SET EXERCISE
In the listing below, locate the lines bearing the word "matplotlib". Copy every one of them.

---------- SOURCE EXCERPT ----------

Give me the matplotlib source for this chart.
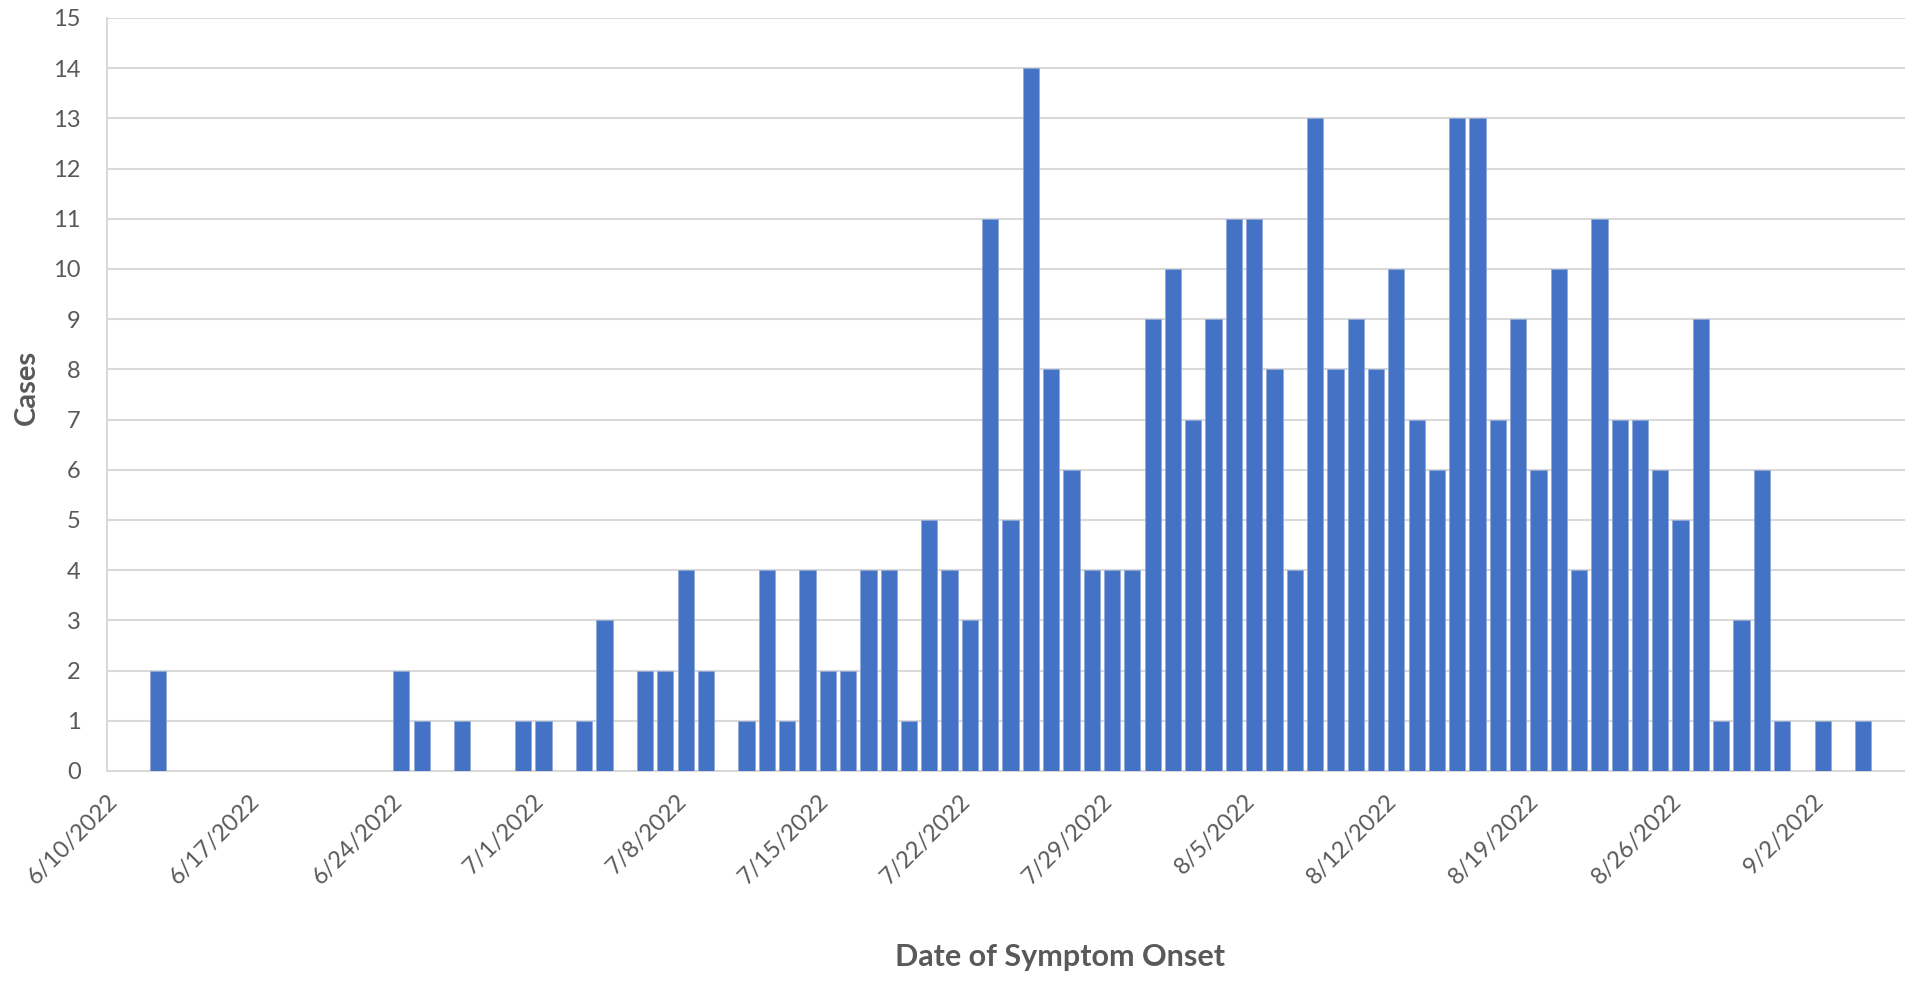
import numpy as np
import pandas as pd
import matplotlib
matplotlib.use("Agg")
import matplotlib.pyplot as plt

# daily case counts by date of symptom onset, 6/10/2022 .. 9/5/2022
start_date = "2022-06-10"
cases = [0, 0, 2, 0, 0, 0, 0, 0, 0, 0, 0, 0, 0, 0,
         2, 1, 0, 1, 0, 0, 1, 1, 0, 1, 3, 0, 2, 2,
         4, 2, 0, 1, 4, 1, 4, 2, 2, 4, 4, 1, 5, 4,
         3, 11, 5, 14, 8, 6, 4, 4, 4, 9, 10, 7, 9, 11,
         11, 8, 4, 13, 8, 9, 8, 10, 7, 6, 13, 13, 7, 9,
         6, 10, 4, 11, 7, 7, 6, 5, 9, 1, 3, 6, 1, 0,
         1, 0, 1, 0]
tick_labels = ["6/10/2022", "6/17/2022", "6/24/2022", "7/1/2022", "7/8/2022",
               "7/15/2022", "7/22/2022", "7/29/2022", "8/5/2022", "8/12/2022",
               "8/19/2022", "8/26/2022", "9/2/2022"]

dates = pd.date_range(start_date, periods=len(cases), freq="D")
day_idx = np.arange(len(dates))

plt.rcParams['font.family'] = ['Lato', 'DejaVu Sans']
text_grey = '#595959'
grid_grey = '#D9D9D9'

fig = plt.figure(figsize=(19.06, 9.82), dpi=100)
ax = fig.add_axes([0.0561, 0.2149, 0.9439, 0.7668])

ax.bar(day_idx + 0.5, cases, width=0.8, color='#4472C4',
       edgecolor='#8FA9DC', linewidth=0.5, zorder=3)

ax.set_xlim(0, 88.6)
ax.set_ylim(0, 15)
ax.set_yticks(range(0, 16))
ax.set_xticks(np.arange(0, len(tick_labels) * 7, 7))
ax.set_xticklabels(tick_labels, rotation=45, ha='right', va='top',
                   rotation_mode='anchor')
ax.tick_params(axis='both', length=0, labelsize=17, colors=text_grey)
ax.tick_params(axis='x', pad=14)
ax.tick_params(axis='y', pad=19)

ax.grid(axis='y', color=grid_grey, linewidth=1.5, zorder=0)
for side in ['top', 'right']:
    ax.spines[side].set_visible(False)
for side in ['left', 'bottom']:
    ax.spines[side].set_color(grid_grey)
    ax.spines[side].set_linewidth(1.5)

fig.text(0.0142, 0.605, 'Cases', fontsize=21, fontweight='bold', color=text_grey,
         rotation=90, ha='center', va='center')
fig.text(0.556, 0.0255, 'Date of Symptom Onset', fontsize=22, fontweight='bold',
         color=text_grey, ha='center', va='center')

fig.savefig('out.png', dpi=100)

----------

SOLUTION TO THIS EXERCISE
Give me the matplotlib source for this chart.
import matplotlib
matplotlib.use("Agg")
import matplotlib.pyplot as plt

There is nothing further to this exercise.